"Menschenunwürdig" Miserable Haftplätze in NRW
16.02.2009, 18:21 UhrNordrhein-Westfalens Justizministerin Roswitha Müller-Piepenkötter (CDU) hat teilweise menschenunwürdige Haftbedingungen in den Gefängnissen des Landes eingeräumt. "Wir haben 2005 eine desolate Situation vorgefunden mit überbelegten und teilweise maroden Haftanstalten", sagte die Ministerin in einem Gespräch mit der Deutschen Presse-Agentur dpa. Die neue Landesregierung habe eine Modernisierungsoffensive gestartet. Möglichst bald sollen alle Haftplätze in NRW den Kriterien der Menschenwürde entsprechen - das heißt über ausreichend große Zellen und abgetrennte Sanitärbereiche verfügen.
500 Millionen Euro seien seit 2005 im Justizvollzug in Baumaßnahmen investiert worden. Dadurch seien 421 Haftplätze neu gebaut worden, 1500 weitere seien im Bau. Bei nochmals 647 Plätzen rechne sie mit einem baldigen Baubeginn, sagte die Ministerin. 800 Gemeinschaftszellen in alten Anstalten wurden nachträglich mit Sanitärkabinen ausgestattet.
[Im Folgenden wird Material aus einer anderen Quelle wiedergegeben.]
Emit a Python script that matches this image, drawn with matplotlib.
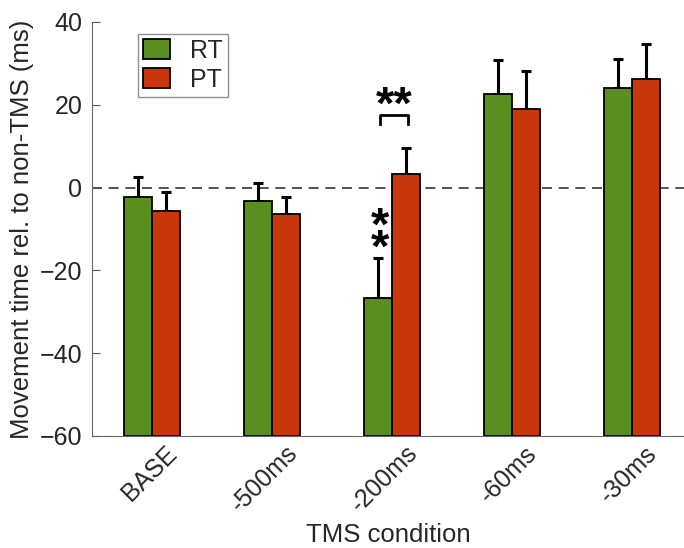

Auch personell sei investiert worden: Über 500 Stellen seien für den Strafvollzug neu geschaffen oder entgegen ursprünglichen Plänen nicht gestrichen worden.
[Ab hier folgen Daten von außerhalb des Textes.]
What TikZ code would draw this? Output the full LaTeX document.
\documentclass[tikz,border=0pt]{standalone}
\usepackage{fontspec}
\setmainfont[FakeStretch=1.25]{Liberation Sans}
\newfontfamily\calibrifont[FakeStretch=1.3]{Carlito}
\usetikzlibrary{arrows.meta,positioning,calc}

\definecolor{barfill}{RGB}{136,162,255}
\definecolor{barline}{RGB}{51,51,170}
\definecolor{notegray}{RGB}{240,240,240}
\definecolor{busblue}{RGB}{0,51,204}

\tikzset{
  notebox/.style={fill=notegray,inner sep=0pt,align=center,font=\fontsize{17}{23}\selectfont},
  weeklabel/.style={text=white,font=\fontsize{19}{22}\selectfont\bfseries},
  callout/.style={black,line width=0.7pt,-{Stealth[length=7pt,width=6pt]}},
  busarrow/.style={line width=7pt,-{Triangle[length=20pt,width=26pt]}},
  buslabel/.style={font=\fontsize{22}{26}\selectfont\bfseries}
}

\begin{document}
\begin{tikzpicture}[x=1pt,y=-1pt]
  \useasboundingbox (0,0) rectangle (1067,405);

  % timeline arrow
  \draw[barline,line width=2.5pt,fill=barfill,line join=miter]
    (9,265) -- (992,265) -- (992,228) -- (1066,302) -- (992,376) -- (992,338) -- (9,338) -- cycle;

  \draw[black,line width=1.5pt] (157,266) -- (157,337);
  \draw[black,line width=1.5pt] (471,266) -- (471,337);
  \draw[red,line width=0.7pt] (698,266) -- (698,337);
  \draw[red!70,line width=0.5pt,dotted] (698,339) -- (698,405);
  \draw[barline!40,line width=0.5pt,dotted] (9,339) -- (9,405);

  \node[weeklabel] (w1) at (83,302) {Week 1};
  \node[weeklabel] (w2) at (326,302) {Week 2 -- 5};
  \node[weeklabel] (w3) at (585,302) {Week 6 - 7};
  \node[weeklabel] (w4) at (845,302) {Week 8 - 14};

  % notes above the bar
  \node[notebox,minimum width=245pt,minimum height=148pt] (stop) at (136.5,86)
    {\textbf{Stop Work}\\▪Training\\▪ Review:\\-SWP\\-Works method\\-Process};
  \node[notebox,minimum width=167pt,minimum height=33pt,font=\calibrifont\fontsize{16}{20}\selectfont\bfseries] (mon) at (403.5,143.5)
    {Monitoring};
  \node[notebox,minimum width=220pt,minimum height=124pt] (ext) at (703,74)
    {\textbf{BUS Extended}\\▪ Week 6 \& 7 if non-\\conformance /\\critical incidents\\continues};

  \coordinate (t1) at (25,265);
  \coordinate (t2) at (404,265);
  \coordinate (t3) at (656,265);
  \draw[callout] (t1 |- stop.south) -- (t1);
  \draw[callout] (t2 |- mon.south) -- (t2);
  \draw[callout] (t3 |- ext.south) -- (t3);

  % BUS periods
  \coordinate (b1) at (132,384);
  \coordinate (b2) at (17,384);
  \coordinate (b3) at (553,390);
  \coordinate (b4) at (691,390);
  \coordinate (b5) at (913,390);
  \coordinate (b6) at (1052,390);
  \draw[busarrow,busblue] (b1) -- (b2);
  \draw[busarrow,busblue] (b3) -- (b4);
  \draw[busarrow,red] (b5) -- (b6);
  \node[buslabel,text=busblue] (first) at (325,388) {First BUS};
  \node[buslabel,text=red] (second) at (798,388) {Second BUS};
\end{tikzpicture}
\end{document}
Entschädigung für Straftäter?
In den Gefängnissen hatten zahlreiche Straftäter gegen ihre Haftbedingungen geklagt. Sie monieren die Mehrfachbelegung zu kleiner Zellen und mangelhafte Abtrennung der Toiletten. An diesem Mittwoch beschäftigt sich das Oberlandesgericht Hamm mit der Klage eines Häftlings auf Entschädigung. Das Gericht hatte die Zustände bereits in früheren Verfahren als teilweise menschenunwürdig erachtet und den Betroffenen Prozesskostenbeihilfe bewilligt.
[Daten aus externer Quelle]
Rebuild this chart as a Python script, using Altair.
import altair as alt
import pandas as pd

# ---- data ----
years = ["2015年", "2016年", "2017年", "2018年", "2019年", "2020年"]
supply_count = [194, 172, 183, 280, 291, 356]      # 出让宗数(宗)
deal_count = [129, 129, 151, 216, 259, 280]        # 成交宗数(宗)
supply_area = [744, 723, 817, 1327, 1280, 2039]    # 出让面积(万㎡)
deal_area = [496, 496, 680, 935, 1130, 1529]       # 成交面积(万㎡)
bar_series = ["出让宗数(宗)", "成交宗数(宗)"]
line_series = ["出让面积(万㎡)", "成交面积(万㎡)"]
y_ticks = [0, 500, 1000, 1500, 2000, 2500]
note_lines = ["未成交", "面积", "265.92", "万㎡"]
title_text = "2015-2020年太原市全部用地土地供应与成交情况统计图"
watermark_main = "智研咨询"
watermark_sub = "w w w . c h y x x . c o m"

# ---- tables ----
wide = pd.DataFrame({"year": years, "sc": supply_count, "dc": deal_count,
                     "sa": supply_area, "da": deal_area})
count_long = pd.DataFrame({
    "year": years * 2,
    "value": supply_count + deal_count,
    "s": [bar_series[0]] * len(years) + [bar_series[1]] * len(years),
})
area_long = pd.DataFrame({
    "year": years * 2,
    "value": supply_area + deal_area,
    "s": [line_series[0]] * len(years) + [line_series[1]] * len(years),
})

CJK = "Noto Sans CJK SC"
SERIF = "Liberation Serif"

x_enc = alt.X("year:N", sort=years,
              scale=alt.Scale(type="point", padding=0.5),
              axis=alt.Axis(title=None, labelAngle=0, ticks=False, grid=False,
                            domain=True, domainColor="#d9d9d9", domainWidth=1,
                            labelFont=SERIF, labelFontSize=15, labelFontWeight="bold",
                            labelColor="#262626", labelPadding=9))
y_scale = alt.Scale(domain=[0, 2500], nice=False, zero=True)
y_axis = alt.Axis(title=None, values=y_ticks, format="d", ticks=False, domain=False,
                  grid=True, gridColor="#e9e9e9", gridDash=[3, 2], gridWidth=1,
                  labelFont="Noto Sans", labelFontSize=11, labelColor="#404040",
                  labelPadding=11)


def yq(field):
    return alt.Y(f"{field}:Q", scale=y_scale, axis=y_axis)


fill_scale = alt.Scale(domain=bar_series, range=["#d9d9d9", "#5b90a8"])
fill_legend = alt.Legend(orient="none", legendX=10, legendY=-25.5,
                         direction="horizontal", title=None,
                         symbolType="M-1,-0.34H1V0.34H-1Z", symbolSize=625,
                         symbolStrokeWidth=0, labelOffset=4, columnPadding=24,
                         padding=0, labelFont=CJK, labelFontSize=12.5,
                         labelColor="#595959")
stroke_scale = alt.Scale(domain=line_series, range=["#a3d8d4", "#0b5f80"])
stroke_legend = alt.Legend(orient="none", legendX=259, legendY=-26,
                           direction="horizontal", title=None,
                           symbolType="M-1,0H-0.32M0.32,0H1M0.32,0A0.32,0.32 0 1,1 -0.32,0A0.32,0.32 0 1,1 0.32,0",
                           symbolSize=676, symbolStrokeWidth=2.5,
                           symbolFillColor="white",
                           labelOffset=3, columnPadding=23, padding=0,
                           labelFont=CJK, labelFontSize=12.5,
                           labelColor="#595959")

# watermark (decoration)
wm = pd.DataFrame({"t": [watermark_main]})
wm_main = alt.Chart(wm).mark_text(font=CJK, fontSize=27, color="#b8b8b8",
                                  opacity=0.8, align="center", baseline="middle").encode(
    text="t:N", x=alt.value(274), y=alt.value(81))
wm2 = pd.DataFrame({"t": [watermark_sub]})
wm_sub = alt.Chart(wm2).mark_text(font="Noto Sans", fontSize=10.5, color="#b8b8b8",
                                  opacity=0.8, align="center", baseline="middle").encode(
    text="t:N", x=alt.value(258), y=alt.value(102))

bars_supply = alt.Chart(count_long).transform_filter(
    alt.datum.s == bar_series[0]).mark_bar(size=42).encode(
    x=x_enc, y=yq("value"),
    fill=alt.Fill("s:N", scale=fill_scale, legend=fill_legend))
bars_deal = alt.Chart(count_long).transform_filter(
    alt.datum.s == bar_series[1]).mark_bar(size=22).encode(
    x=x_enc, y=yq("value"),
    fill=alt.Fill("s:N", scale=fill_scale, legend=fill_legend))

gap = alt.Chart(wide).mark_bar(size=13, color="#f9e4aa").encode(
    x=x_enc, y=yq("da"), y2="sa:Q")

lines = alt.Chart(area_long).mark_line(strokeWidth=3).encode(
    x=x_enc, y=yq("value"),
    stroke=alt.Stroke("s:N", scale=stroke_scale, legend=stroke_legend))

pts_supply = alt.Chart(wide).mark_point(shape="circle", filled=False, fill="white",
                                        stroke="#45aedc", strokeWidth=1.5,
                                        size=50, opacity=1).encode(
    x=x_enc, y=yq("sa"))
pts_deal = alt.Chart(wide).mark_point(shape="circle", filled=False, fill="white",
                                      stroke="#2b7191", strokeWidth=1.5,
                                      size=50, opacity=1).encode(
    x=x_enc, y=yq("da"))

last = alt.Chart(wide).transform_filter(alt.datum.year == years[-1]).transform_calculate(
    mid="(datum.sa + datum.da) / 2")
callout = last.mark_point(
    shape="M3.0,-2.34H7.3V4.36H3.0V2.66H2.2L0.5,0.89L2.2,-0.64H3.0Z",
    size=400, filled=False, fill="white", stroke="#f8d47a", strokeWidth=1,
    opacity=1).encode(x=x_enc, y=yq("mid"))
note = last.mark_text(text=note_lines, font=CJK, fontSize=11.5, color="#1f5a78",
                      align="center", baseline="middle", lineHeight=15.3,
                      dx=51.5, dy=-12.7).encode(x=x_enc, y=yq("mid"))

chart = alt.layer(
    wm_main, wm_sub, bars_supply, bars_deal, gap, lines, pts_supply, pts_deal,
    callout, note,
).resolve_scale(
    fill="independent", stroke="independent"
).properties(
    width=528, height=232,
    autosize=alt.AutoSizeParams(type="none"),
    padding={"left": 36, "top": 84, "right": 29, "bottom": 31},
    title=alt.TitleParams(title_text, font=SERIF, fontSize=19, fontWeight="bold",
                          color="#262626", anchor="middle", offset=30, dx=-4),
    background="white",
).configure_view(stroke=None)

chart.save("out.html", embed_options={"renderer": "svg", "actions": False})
Das Oberlandesgericht hatte kritisiert, dass einem Häftling teilweise weniger als fünf Quadratmeter Grundfläche in einer Gemeinschaftszelle zur Verfügung stehe. Einen Verstoß gegen die Menschenwürde sahen die Richter auch darin, dass Häftlinge vor den Augen ihrer Mitgefangenen die Toilette benutzen müssen und Mithäftlinge von Geräuschen und Geruch belästigt werden. Häftlinge hatten sich unter anderem über die Haftbedingungen in den Gefängnissen Bielefeld-Brackwede I, Bochum, Dortmund, Detmold, Essen, Gelsenkirchen, Hagen, Münster und Werl beschwert.